Ach, Mensch, James Gandolfini. Viel zu früh hat der brummige „Sopranos“-Boss den irdischen Checkout-Counter durchquert. Sein letzter Film: Das Gangster-Drama „The Drop„, das auf der Kurzgeschichte „Animal Rescue“ von Dennis Lehane beruht, der hier auch gleich noch das Drehbuch schrieb. Was hat der belgische Regisseur Michaël R. Roskam mit dem exquisiten Ausgangsmaterial aus Top-Drehbuchschreiber und Mega-Cast angestellt?
Ums gleich mal vorwegzunehmen: Er hat einen ziemlich finsteren Gangsterfilm draus gemacht, der seinen grandiosen Darstellern die perfekte Bühne bietet, um ihr ganzes Können aufzubieten. Tom Hardy („Inception„, „No Turning Back„) ist der zweite im Bunde, der hier neben Gandolfini eine Glanzleistung abliefert. Obwohl, was heißt „neben“ – eigentlich ist Hardy ja der Hauptdarsteller des Films.
Der zukünftige „Mad Max“ (in so ziemlich genau einem Monat ist es soweit, Leute!!) spielt hier den wortkargen Barkeeper Bob Saginowski, der zusammen mit seinem Cousin Marv (Gandolfini) eine kleine Kneipe in Brooklyn betreibt. Wie alle anderen Pinten der Gegend steht auch ihr Etablissement unter der Knute der tschetschenischen Mafia, die die Kneipen dazu nutzt, um das Geld aus ihren zwielichtigen Aktionen zu verschieben. Jeden Abend wird die Kohle an einem anderen Ort gesammelt und an diverse Abholer weiterverteilt.
Als eines Abends ein paar lebensmüde Typen Marvs Kneipe hochnehmen und die Einnahmen einsacken, beginnt die heile Gangsterwelt zu bröckeln. Die Tschetschenen wollen a) ihre Kohle wiederhaben und b) den Schuldigen präsentiert bekommen, um ihm die Haut abzuziehen. Bob bleibt zunächst recht cool, doch der etwas schnarchig wirkende Barkeeper hat bald noch ein zweites Problem: Den psychopathischen Ex-Lover seiner neuen Flamme Nadia (Noomi Rapace, „Prometheus“, „Sherlock Holmes 2„), der seiner Verflossenen wieder nachstellt und – so sagt es das Gerücht der Straße – gerne mal einen lästigen Widersacher über den Jordan schickt.

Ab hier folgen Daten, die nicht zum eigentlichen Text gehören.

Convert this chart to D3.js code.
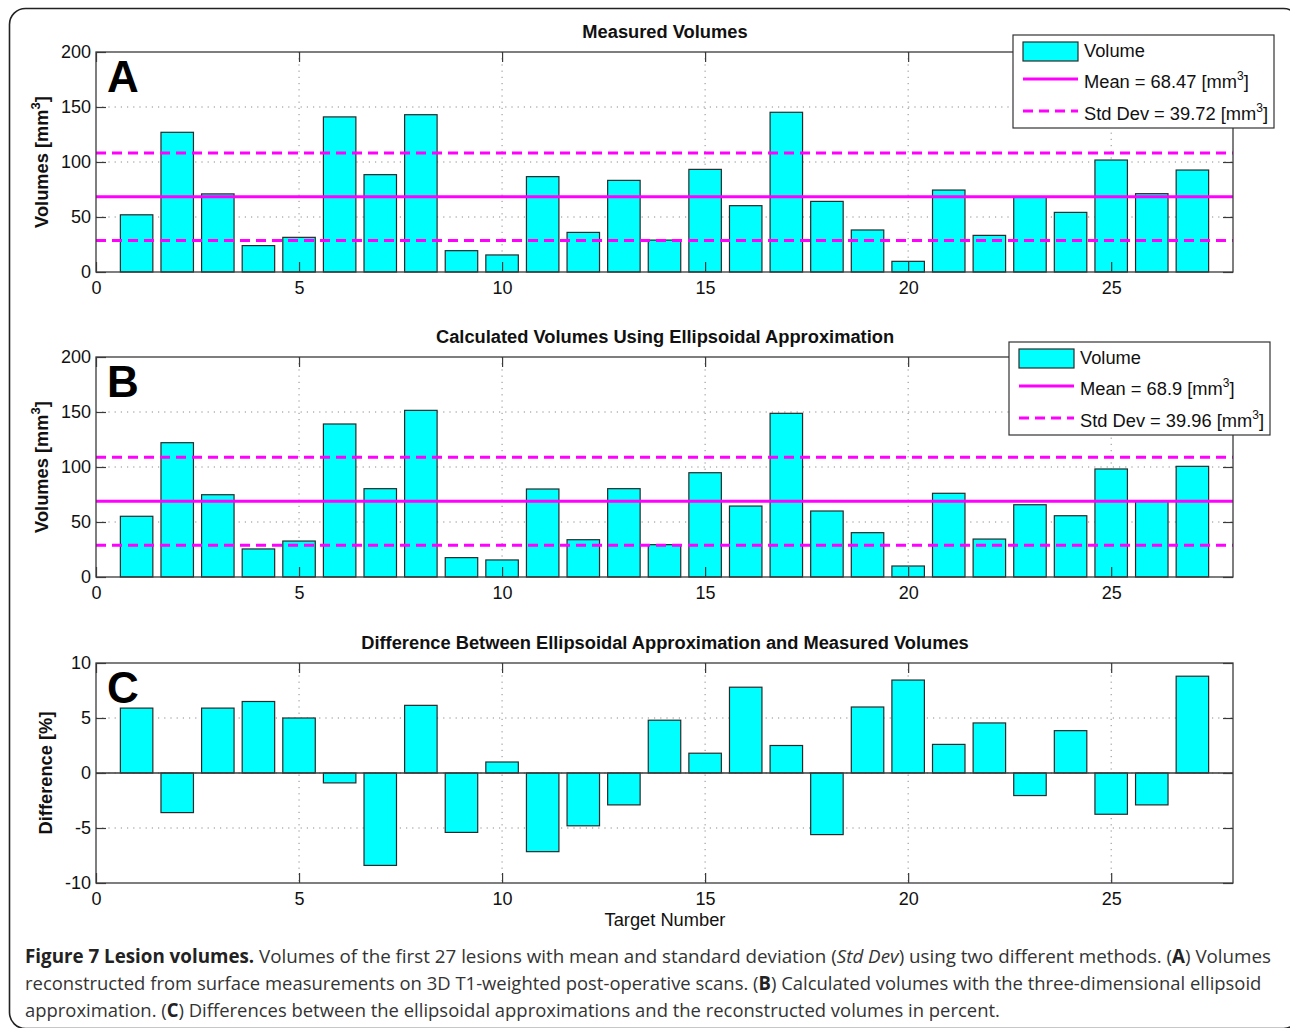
<!DOCTYPE html>
<html>
<head>
<meta charset="utf-8">
<script src="https://cdn.jsdelivr.net/npm/d3@7"></script>
<style>
  html, body { margin: 0; padding: 0; background: #fff; }
  svg { display: block; }
</style>
</head>
<body>
<svg id="fig" width="1290" height="1028"></svg>
<script>
// Target (lesion) numbers
const targets = [1, 2, 3, 4, 5, 6, 7, 8, 9, 10, 11, 12, 13, 14, 15, 16, 17, 18, 19, 20, 21, 22, 23, 24, 25, 26, 27];

// Volumes reconstructed from surface measurements [mm^3]
const measuredVolumes = [52, 127, 71, 24, 31.5, 141, 88.5, 143, 19.4, 15.5, 86.7, 36, 83.3, 29, 93.3,
  60.3, 145.2, 64.2, 38.2, 9.7, 74.5, 33.3, 68, 54.2, 101.8, 71.2, 92.7];

// Volumes from the ellipsoidal approximation [mm^3]
const ellipsoidVolumes = [55.2, 122.1, 74.8, 25.5, 32.7, 139.1, 80.3, 151.5, 17.6, 15.5, 80, 33.9, 80.3, 29.4, 94.8,
  64.5, 148.8, 60, 40.3, 10, 76.1, 34.5, 65.7, 55.7, 98.2, 69, 100.6];

// Relative difference between the two methods [%]
const differencePct = [5.9, -3.6, 5.9, 6.5, 5.0, -0.9, -8.4, 6.15, -5.4, 1.0, -7.15, -4.8, -2.9, 4.8, 1.8,
  7.8, 2.5, -5.6, 6.0, 8.45, 2.6, 4.55, -2.05, 3.85, -3.75, -2.9, 8.8];

// Summary statistics shown in the legends
const measuredMean = 68.47, measuredStd = 39.72;
const ellipsoidMean = 68.9, ellipsoidStd = 39.96;

// Tick labels
const xTicks = [0, 5, 10, 15, 20, 25];
const volumeTicks = [0, 50, 100, 150, 200];
const diffTicks = [-10, -5, 0, 5, 10];

const svg = d3.select("#fig");
const FONT = "'Liberation Sans', Arial, Helvetica, sans-serif";
const AXIS_COLOR = "#3a3a3a";
const BAR_FILL = "#00ffff";
const MAGENTA = "#ff00ff";
const TICK_SIZE = 18;
const LABEL_SIZE = 18.3;

// Outer frame of the figure
svg.append("rect")
  .attr("x", 9.5).attr("y", 8.5)
  .attr("width", 1290).attr("height", 1020)
  .attr("rx", 16).attr("ry", 16)
  .attr("fill", "none").attr("stroke", "#222").attr("stroke-width", 1.6);

const x = d3.scaleLinear().domain([0, 28]).range([96, 1233]);
const plainNumber = d => String(d);

function drawPanel(cfg) {
  const g = svg.append("g");
  const y = d3.scaleLinear().domain(cfg.domain).range([cfg.bottom, cfg.top]);
  const tickLen = 10;

  // dotted grid
  const grid = g.append("g").attr("stroke", "#8a8a8a").attr("stroke-width", 1)
    .attr("stroke-dasharray", "1.2,5");
  xTicks.filter(t => t > 0).forEach(t => {
    grid.append("line").attr("x1", x(t)).attr("x2", x(t))
      .attr("y1", cfg.top).attr("y2", cfg.bottom);
  });
  cfg.ticks.filter(t => t !== cfg.domain[0] && t !== cfg.domain[1]).forEach(t => {
    grid.append("line").attr("x1", x(0)).attr("x2", x(28))
      .attr("y1", y(t)).attr("y2", y(t));
  });

  // bars (width 0.8 of the unit spacing)
  const base = y(0);
  g.append("g").selectAll("rect").data(cfg.values).join("rect")
    .attr("x", (d, i) => x(targets[i] - 0.4))
    .attr("width", x(0.8) - x(0))
    .attr("y", d => Math.min(y(d), base))
    .attr("height", d => Math.abs(y(d) - base))
    .attr("fill", BAR_FILL)
    .attr("stroke", "#2a2a2a").attr("stroke-width", 1.2);

  // baseline for diverging bars
  if (cfg.domain[0] < 0) {
    g.append("line").attr("x1", x(0)).attr("x2", x(28))
      .attr("y1", base).attr("y2", base)
      .attr("stroke", AXIS_COLOR).attr("stroke-width", 1.3);
  }

  // mean and +/- std lines
  if (cfg.mean !== undefined) {
    g.append("line").attr("x1", x(0)).attr("x2", x(28))
      .attr("y1", y(cfg.mean)).attr("y2", y(cfg.mean))
      .attr("stroke", MAGENTA).attr("stroke-width", 3);
    [cfg.mean + cfg.std, cfg.mean - cfg.std].forEach(v => {
      g.append("line").attr("x1", x(0)).attr("x2", x(28))
        .attr("y1", y(v)).attr("y2", y(v))
        .attr("stroke", MAGENTA).attr("stroke-width", 3)
        .attr("stroke-dasharray", "10,6");
    });
  }

  // axes (inward ticks on all four sides)
  const styleAxis = sel => {
    sel.select(".domain").remove();
    sel.selectAll(".tick line").attr("stroke", AXIS_COLOR).attr("stroke-width", 1.2);
    sel.selectAll(".tick text").attr("font-family", FONT).attr("font-size", TICK_SIZE).attr("fill", "#111");
  };
  g.append("g").attr("transform", `translate(0,${cfg.bottom})`)
    .call(d3.axisBottom(x).tickValues(xTicks).tickFormat(plainNumber)
      .tickSizeInner(-tickLen).tickSizeOuter(0).tickPadding(9))
    .call(styleAxis);
  g.append("g").attr("transform", `translate(0,${cfg.top})`)
    .call(d3.axisTop(x).tickValues(xTicks).tickSizeInner(-tickLen).tickSizeOuter(0).tickFormat(""))
    .call(styleAxis);
  g.append("g").attr("transform", `translate(${x(0)},0)`)
    .call(d3.axisLeft(y).tickValues(cfg.ticks).tickFormat(plainNumber)
      .tickSizeInner(-tickLen).tickSizeOuter(0).tickPadding(5))
    .call(styleAxis);
  g.append("g").attr("transform", `translate(${x(28)},0)`)
    .call(d3.axisRight(y).tickValues(cfg.ticks).tickSizeInner(-tickLen).tickSizeOuter(0).tickFormat(""))
    .call(styleAxis);

  // axes box
  g.append("rect").attr("x", x(0)).attr("y", cfg.top)
    .attr("width", x(28) - x(0)).attr("height", cfg.bottom - cfg.top)
    .attr("fill", "none").attr("stroke", AXIS_COLOR).attr("stroke-width", 1.3);

  // title
  g.append("text").attr("x", 665).attr("y", cfg.top - 14)
    .attr("text-anchor", "middle").attr("font-family", FONT)
    .attr("font-weight", "bold").attr("font-size", LABEL_SIZE).attr("fill", "#111")
    .text(cfg.title);

  // panel letter
  g.append("text").attr("x", 107).attr("y", cfg.top + 40)
    .attr("font-family", FONT).attr("font-weight", "bold")
    .attr("font-size", 44).attr("fill", "#000").text(cfg.letter);

  // y label
  const yl = g.append("text")
    .attr("transform", `translate(${cfg.ylabelX},${(cfg.top + cfg.bottom) / 2}) rotate(-90)`)
    .attr("text-anchor", "middle").attr("font-family", FONT)
    .attr("font-weight", "bold").attr("font-size", LABEL_SIZE).attr("fill", "#111");
  yl.append("tspan").text(cfg.ylabel);
  if (cfg.ylabelSup) {
    yl.append("tspan").attr("dy", -8).attr("font-size", 13).text(cfg.ylabelSup);
    yl.append("tspan").attr("dy", 8).text("]");
  }

  // legend
  if (cfg.legend) {
    const L = cfg.legend;
    const lg = g.append("g").attr("transform", `translate(${L.x},${L.y})`);
    lg.append("rect").attr("width", L.w).attr("height", 93)
      .attr("fill", "#fff").attr("stroke", "#333").attr("stroke-width", 1.2);
    lg.append("rect").attr("x", 10).attr("y", 7).attr("width", 55).attr("height", 19)
      .attr("fill", BAR_FILL).attr("stroke", "#2a2a2a").attr("stroke-width", 1.2);
    lg.append("line").attr("x1", 10).attr("x2", 65).attr("y1", 44).attr("y2", 44)
      .attr("stroke", MAGENTA).attr("stroke-width", 3);
    lg.append("line").attr("x1", 10).attr("x2", 65).attr("y1", 76).attr("y2", 76)
      .attr("stroke", MAGENTA).attr("stroke-width", 3).attr("stroke-dasharray", "10,6");
    const entry = (ty, label, sup) => {
      const t = lg.append("text").attr("x", 71).attr("y", ty)
        .attr("font-family", FONT).attr("font-size", LABEL_SIZE).attr("fill", "#111");
      t.append("tspan").text(label);
      if (sup) {
        t.append("tspan").attr("dy", -8).attr("font-size", 12).text(sup);
        t.append("tspan").attr("dy", 8).text("]");
      }
    };
    entry(22, "Volume");
    entry(53, `Mean = ${L.mean} [mm`, "3");
    entry(85, `Std Dev = ${L.std} [mm`, "3");
  }
  return y;
}

drawPanel({
  top: 52, bottom: 272, domain: [0, 200], ticks: volumeTicks,
  values: measuredVolumes, mean: measuredMean, std: measuredStd,
  title: "Measured Volumes", letter: "A",
  ylabel: "Volumes [mm", ylabelSup: "3", ylabelX: 48,
  legend: { x: 1013, y: 35, w: 261, mean: measuredMean, std: measuredStd }
});

drawPanel({
  top: 357, bottom: 577, domain: [0, 200], ticks: volumeTicks,
  values: ellipsoidVolumes, mean: ellipsoidMean, std: ellipsoidStd,
  title: "Calculated Volumes Using Ellipsoidal Approximation", letter: "B",
  ylabel: "Volumes [mm", ylabelSup: "3", ylabelX: 48,
  legend: { x: 1009, y: 342, w: 261, mean: ellipsoidMean, std: ellipsoidStd }
});

drawPanel({
  top: 663, bottom: 883, domain: [-10, 10], ticks: diffTicks,
  values: differencePct,
  title: "Difference Between Ellipsoidal Approximation and Measured Volumes", letter: "C",
  ylabel: "Difference [%]", ylabelX: 52
});

// x-axis label
svg.append("text").attr("x", 665).attr("y", 926)
  .attr("text-anchor", "middle").attr("font-family", FONT)
  .attr("font-size", LABEL_SIZE).attr("fill", "#111").text("Target Number");

// Caption
const CAP_FONT = "'Open Sans', 'Noto Sans', sans-serif";
const captionLines = [
  { y: 963, w: 1247, parts: [
    ["Figure 7 Lesion volumes.", "b"], [" Volumes of the first 27 lesions with mean and standard deviation (", ""],
    ["Std Dev", "i"], [") using two different methods. (", ""], ["A", "b"], [") Volumes", ""]] },
  { y: 990, w: 1237, parts: [
    ["reconstructed from surface measurements on 3D T1-weighted post-operative scans. (", ""], ["B", "b"],
    [") Calculated volumes with the three-dimensional ellipsoid", ""]] },
  { y: 1017, w: 975, parts: [
    ["approximation. (", ""], ["C", "b"], [") Differences between the ellipsoidal approximations and the reconstructed volumes in percent.", ""]] }
];
captionLines.forEach(line => {
  const t = svg.append("text").attr("x", 0).attr("y", 0)
    .attr("font-family", CAP_FONT).attr("font-size", 19).attr("fill", "#333");
  line.parts.forEach(([s, st]) => {
    const sp = t.append("tspan").text(s);
    if (st === "b") sp.attr("font-weight", "bold").attr("fill", "#222");
    if (st === "i") sp.attr("font-style", "italic");
  });
  const len = t.node().getComputedTextLength();
  t.attr("transform", `translate(25,${line.y}) scale(${line.w / len},1)`);
});
</script>
</body>
</html>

Bob bleibt zwar immer noch cool, doch Tag für Tag pocht sein Herzschlag ein bisschen lauter.
Tatsächlich hört man auch im Film ganz subtil über ein leises Wummern, wie der Stresspegel bei Bob steigt – und man weiß einfach, dass das Ganze blutig enden wird. Die beiden Hauptdarsteller ergänzen sich hier perfekt: Hardy verleiht dem scheinbar harmlosen Langweiler eine bedrohliche Aura, die man stets fühlt, aber nie so wirklich greifen kann. Gandolfini hingegen ist der brummige Gauner, der früher mal der Platzhirsch war und es nie verkraftet hat, von der Konkurrenz in die zweite Reihe abgeschoben worden zu sein.
Man merkt einfach, dass hier Könner am Werk waren: Regisseur Roskam war vor ein paar Jahren mit seinem Spielfilmdebüt „Bullhead“ für den Oscar nominiert (für den besten nicht-englischsprachigen Film), und Lehane hat mit seinen Drehbüchern zu Thrillern wie „Mystic River“ oder „Shutter Island“ ebenfalls schon absolute Genre-Highlights abgeliefert.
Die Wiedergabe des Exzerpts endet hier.